▶ _WHAT TO WORK ON_
Print exactly the lines running from the one that holds "Recreate this image as a Python" through the one that holds "fig = go.Figure()", please, and leave the pictures out.

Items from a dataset
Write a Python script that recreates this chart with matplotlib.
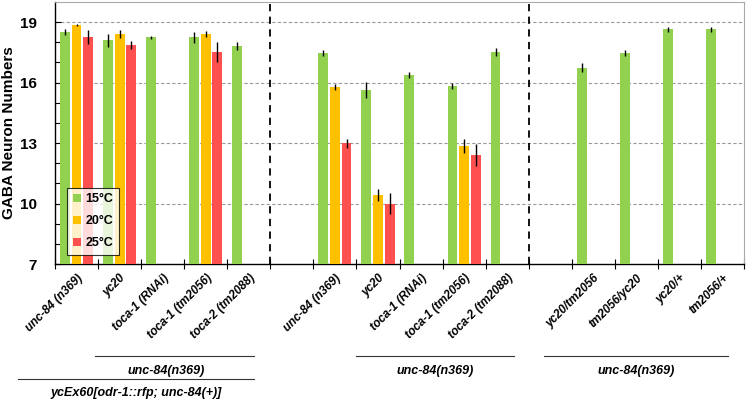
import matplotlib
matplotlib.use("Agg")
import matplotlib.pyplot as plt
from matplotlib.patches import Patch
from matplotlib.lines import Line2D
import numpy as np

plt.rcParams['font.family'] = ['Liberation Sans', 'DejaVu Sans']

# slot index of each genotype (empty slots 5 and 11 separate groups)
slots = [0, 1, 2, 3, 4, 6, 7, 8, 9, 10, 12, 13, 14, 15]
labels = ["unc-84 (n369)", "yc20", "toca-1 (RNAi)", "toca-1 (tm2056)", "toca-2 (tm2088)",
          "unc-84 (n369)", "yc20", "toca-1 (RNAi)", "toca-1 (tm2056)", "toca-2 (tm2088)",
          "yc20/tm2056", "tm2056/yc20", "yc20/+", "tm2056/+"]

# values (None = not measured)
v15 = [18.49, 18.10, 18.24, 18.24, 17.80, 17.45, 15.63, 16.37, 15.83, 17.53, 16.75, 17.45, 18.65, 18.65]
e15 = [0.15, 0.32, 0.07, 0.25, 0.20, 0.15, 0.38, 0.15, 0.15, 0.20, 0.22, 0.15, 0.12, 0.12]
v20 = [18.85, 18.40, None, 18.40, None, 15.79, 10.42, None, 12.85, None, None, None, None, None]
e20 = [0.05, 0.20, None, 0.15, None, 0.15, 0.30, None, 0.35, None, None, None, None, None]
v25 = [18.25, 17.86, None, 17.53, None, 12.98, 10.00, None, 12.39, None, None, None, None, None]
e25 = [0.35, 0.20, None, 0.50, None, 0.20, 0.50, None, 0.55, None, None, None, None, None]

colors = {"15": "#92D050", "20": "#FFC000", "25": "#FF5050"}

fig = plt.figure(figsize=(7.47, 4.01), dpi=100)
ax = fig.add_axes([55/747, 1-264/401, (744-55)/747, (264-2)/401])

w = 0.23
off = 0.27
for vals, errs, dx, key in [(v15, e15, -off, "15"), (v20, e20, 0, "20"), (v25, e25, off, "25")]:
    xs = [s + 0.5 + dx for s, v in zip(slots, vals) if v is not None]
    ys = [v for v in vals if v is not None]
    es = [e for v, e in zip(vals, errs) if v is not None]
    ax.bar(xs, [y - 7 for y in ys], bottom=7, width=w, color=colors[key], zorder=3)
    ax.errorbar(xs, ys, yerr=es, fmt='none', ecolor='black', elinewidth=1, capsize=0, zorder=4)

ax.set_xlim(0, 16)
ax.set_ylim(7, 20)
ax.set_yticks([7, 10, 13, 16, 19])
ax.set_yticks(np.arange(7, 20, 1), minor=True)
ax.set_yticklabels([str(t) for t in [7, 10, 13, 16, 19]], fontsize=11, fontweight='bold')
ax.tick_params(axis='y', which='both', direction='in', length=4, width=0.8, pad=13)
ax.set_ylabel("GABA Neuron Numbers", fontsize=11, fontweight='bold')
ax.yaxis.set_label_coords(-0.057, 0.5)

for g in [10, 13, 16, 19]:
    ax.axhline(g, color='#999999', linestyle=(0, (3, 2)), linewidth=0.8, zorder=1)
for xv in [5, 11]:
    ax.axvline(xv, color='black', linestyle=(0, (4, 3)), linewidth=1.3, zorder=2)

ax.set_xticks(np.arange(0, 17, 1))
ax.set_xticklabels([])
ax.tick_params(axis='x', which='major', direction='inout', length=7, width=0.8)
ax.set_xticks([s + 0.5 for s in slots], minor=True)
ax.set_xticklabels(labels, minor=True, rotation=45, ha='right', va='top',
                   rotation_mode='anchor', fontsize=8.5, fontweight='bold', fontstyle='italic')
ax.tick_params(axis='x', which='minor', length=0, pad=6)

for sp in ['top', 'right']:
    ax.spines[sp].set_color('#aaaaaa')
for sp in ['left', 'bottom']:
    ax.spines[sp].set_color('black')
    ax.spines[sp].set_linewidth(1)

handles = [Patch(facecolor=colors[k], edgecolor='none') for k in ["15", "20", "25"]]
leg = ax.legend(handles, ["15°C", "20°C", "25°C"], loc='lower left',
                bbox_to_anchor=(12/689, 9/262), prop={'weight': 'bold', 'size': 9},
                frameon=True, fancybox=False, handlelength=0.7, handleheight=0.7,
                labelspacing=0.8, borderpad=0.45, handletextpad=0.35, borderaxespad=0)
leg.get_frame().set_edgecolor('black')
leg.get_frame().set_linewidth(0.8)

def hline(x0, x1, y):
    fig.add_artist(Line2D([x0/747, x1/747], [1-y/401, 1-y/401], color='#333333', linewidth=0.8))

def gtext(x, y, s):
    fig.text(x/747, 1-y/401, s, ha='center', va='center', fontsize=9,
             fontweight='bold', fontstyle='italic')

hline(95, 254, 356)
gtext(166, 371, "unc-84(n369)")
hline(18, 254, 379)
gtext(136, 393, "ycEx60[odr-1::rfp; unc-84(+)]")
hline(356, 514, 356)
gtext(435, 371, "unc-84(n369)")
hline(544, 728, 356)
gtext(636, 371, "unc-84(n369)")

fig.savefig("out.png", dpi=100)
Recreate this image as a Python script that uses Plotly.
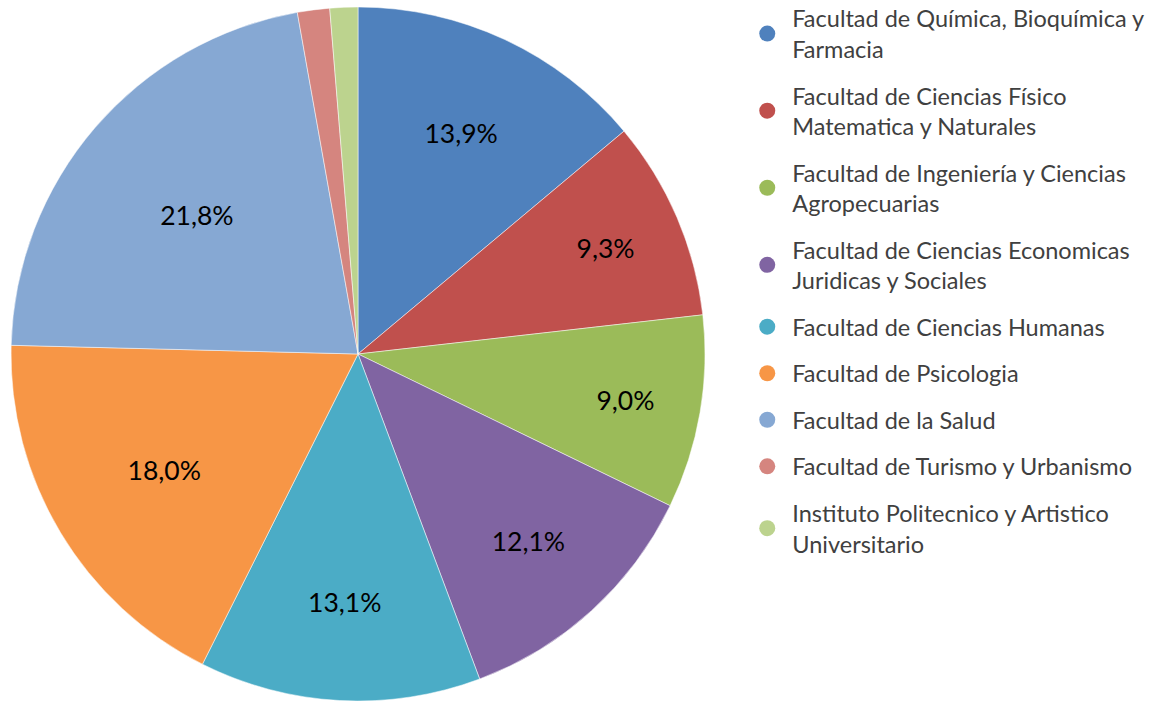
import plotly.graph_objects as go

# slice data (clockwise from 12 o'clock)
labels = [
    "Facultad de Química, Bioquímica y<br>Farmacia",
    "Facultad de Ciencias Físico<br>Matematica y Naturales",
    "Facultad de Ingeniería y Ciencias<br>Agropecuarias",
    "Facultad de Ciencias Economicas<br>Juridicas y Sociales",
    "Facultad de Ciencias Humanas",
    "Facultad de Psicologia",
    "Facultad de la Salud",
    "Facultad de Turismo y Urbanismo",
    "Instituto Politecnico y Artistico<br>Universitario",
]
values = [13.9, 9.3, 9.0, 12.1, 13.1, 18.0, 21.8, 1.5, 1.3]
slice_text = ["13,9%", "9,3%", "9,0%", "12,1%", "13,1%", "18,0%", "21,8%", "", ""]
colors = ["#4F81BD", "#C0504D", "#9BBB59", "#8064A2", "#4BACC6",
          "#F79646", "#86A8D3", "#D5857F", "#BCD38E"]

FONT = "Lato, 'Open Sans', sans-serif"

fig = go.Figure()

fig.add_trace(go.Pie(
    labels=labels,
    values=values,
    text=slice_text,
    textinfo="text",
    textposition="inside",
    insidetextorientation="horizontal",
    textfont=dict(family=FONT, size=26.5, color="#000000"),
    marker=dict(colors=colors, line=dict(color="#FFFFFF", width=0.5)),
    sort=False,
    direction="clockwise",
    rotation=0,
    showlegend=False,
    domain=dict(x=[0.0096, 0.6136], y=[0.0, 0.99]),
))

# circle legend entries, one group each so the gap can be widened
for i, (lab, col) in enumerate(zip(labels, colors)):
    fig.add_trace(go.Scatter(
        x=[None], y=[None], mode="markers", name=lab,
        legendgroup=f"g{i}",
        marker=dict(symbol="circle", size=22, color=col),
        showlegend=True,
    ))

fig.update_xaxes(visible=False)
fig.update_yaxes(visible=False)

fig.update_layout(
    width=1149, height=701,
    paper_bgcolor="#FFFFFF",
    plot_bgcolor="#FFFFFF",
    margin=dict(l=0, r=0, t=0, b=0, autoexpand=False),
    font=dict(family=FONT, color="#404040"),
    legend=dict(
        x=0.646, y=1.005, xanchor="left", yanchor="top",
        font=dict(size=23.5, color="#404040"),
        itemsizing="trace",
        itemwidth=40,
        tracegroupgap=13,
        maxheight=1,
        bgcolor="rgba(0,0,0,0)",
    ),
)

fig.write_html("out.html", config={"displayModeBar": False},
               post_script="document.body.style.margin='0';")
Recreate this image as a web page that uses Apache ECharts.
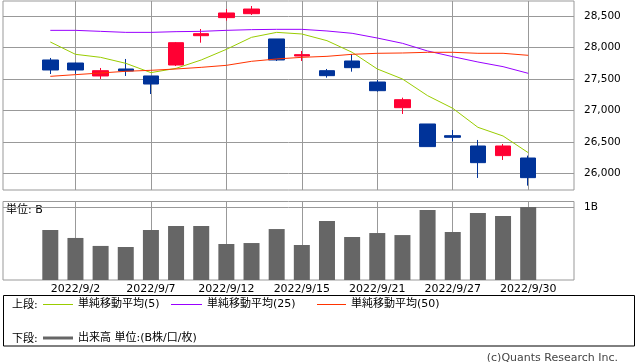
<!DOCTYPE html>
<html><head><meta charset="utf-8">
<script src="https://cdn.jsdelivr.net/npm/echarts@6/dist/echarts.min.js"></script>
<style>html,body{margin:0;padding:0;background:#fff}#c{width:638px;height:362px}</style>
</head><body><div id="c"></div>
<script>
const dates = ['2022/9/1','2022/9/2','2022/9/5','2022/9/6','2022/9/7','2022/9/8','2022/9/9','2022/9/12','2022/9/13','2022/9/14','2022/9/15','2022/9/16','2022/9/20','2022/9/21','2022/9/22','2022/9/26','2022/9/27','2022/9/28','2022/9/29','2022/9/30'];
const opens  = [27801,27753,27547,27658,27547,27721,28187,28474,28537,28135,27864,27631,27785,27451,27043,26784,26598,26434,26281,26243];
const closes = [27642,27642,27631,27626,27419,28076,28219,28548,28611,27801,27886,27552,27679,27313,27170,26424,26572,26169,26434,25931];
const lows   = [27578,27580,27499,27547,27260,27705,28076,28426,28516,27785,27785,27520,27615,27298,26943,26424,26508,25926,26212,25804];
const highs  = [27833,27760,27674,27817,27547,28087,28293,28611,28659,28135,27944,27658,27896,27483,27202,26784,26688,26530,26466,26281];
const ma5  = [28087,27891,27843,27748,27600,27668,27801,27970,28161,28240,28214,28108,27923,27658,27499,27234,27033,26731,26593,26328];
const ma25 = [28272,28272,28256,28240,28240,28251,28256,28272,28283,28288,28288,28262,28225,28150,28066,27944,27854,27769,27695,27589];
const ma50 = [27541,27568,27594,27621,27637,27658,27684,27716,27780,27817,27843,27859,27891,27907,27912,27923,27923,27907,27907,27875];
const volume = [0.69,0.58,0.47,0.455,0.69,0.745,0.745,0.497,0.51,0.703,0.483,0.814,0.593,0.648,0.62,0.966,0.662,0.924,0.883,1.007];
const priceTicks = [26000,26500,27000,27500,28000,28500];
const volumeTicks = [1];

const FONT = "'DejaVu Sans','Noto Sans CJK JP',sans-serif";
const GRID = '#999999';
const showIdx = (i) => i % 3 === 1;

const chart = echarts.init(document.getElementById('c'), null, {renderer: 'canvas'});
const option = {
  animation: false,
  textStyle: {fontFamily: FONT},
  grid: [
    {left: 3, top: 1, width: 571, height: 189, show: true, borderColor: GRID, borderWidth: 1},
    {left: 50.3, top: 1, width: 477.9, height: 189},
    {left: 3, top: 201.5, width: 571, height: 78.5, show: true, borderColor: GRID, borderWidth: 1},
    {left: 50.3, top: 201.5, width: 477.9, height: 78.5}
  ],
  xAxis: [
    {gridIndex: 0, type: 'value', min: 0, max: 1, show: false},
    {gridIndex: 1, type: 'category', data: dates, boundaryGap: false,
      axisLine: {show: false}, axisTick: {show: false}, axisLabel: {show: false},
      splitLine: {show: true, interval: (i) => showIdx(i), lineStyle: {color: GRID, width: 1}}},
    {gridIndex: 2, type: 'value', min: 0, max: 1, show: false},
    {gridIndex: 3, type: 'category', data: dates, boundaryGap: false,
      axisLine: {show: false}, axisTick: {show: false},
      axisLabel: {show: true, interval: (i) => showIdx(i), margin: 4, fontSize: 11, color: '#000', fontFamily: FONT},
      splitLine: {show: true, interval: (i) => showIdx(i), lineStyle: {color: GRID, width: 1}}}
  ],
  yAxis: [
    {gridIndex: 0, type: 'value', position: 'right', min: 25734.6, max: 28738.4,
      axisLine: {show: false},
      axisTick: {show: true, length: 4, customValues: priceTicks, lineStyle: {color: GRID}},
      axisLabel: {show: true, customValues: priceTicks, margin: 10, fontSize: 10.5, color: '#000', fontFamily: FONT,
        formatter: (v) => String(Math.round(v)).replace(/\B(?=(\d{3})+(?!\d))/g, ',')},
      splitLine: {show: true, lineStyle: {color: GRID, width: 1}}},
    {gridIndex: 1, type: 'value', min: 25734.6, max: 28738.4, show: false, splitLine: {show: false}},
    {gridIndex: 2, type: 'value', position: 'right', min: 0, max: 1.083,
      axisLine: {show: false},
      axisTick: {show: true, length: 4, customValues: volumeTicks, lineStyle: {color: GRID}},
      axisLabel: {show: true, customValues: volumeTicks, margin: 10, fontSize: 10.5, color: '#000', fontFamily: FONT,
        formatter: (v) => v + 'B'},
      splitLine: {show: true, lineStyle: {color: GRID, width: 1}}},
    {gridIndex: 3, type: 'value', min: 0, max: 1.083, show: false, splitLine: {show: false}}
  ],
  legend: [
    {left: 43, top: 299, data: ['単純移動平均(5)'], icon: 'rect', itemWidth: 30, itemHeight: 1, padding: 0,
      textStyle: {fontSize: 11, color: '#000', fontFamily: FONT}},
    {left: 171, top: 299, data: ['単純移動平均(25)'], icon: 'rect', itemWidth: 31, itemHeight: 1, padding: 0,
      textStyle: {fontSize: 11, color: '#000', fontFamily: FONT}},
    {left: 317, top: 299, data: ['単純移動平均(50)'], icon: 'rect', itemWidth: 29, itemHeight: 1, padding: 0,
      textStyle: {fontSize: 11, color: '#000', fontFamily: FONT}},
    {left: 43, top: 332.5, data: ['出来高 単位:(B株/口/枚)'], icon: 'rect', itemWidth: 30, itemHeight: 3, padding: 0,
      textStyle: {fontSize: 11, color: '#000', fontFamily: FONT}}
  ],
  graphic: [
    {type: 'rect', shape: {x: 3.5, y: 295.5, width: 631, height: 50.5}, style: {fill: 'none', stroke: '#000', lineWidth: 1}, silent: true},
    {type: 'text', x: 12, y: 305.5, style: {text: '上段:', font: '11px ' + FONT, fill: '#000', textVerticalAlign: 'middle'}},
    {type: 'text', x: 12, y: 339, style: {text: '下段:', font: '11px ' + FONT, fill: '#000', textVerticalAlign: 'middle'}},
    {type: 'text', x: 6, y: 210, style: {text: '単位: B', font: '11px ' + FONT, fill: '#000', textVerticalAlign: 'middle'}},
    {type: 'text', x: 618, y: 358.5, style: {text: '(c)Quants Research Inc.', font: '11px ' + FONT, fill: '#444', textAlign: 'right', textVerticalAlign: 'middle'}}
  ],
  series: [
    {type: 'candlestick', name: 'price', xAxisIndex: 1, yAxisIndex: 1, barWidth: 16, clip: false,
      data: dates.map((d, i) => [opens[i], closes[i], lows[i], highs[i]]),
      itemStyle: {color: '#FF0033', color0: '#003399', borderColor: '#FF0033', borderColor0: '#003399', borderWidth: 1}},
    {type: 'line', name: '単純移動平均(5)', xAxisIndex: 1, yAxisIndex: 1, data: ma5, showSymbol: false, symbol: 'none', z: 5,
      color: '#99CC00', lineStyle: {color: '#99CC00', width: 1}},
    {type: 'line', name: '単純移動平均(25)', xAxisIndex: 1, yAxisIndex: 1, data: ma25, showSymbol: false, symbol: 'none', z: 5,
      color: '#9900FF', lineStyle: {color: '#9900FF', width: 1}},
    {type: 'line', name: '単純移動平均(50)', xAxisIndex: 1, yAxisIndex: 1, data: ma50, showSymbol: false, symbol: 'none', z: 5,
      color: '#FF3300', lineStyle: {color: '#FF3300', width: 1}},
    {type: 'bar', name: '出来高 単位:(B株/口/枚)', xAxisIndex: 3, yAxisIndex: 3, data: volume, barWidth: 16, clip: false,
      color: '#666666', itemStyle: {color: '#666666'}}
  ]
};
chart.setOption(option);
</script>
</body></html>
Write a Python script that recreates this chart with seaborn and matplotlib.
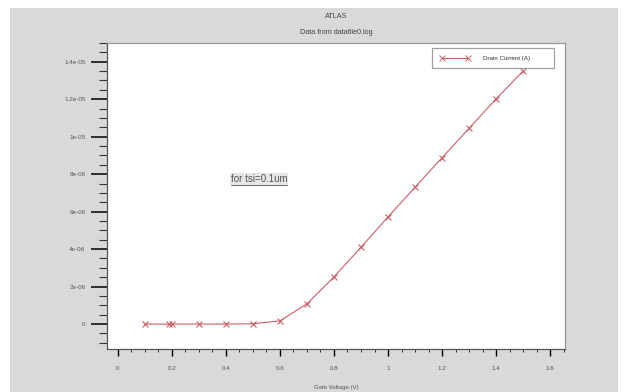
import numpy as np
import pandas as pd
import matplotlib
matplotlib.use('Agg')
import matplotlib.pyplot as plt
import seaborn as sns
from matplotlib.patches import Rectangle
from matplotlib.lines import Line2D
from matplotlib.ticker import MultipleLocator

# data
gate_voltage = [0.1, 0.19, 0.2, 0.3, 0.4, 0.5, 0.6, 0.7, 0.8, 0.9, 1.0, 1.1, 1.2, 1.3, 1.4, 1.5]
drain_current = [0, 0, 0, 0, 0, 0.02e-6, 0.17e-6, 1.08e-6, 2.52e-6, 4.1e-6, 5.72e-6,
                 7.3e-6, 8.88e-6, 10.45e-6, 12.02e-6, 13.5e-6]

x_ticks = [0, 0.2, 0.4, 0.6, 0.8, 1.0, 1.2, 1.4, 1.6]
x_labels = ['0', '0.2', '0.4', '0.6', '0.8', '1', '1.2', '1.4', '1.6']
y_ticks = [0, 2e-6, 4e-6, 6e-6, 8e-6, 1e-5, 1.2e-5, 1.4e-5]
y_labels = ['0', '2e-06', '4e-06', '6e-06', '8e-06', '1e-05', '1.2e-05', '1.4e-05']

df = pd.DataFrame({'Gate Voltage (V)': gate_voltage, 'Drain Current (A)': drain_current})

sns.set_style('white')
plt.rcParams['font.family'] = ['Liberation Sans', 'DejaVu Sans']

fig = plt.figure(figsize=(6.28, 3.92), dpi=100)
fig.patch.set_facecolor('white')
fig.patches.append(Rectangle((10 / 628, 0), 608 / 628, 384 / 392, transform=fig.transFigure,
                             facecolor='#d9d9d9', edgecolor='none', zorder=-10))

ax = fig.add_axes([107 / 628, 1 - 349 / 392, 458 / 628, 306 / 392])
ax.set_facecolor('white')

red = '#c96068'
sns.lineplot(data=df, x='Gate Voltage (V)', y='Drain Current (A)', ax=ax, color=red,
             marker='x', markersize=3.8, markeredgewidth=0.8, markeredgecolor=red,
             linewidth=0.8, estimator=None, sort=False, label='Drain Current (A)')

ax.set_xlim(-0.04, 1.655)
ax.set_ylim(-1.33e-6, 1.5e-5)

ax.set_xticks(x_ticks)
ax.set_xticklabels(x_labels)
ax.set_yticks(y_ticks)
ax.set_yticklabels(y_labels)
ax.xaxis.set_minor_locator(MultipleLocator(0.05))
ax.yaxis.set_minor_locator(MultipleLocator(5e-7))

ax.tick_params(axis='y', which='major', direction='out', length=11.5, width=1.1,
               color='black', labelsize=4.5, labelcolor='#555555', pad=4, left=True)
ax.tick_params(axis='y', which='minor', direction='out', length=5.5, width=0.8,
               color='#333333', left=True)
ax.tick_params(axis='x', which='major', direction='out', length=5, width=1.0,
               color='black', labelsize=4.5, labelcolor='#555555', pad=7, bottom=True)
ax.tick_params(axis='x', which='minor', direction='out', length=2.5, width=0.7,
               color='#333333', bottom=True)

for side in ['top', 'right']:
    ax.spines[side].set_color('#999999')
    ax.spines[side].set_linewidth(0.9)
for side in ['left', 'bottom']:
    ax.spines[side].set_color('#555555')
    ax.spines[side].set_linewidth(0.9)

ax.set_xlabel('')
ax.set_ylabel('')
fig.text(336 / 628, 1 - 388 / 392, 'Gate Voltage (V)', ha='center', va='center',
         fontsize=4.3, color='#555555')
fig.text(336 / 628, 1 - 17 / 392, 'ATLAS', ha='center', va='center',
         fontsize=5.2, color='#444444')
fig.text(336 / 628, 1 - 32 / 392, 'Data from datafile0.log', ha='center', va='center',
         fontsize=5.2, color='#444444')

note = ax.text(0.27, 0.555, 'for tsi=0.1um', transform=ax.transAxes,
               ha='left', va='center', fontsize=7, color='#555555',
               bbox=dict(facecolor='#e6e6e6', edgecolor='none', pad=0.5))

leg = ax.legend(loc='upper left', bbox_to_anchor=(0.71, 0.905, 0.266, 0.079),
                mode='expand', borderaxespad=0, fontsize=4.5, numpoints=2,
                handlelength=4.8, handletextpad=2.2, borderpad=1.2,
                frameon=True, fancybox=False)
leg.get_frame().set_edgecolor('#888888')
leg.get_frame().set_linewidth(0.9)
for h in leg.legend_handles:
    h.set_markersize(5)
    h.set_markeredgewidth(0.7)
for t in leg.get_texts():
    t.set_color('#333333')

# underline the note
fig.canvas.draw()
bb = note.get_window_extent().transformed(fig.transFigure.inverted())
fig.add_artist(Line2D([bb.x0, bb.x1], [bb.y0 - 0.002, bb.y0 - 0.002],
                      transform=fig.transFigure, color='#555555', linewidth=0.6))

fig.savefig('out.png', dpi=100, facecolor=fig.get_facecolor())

▶ _TASK SOLUTION_
Recreate this image as a Python script that uses Plotly.
import plotly.graph_objects as go

# slice data (clockwise from 12 o'clock)
labels = [
    "Facultad de Química, Bioquímica y<br>Farmacia",
    "Facultad de Ciencias Físico<br>Matematica y Naturales",
    "Facultad de Ingeniería y Ciencias<br>Agropecuarias",
    "Facultad de Ciencias Economicas<br>Juridicas y Sociales",
    "Facultad de Ciencias Humanas",
    "Facultad de Psicologia",
    "Facultad de la Salud",
    "Facultad de Turismo y Urbanismo",
    "Instituto Politecnico y Artistico<br>Universitario",
]
values = [13.9, 9.3, 9.0, 12.1, 13.1, 18.0, 21.8, 1.5, 1.3]
slice_text = ["13,9%", "9,3%", "9,0%", "12,1%", "13,1%", "18,0%", "21,8%", "", ""]
colors = ["#4F81BD", "#C0504D", "#9BBB59", "#8064A2", "#4BACC6",
          "#F79646", "#86A8D3", "#D5857F", "#BCD38E"]

FONT = "Lato, 'Open Sans', sans-serif"

fig = go.Figure()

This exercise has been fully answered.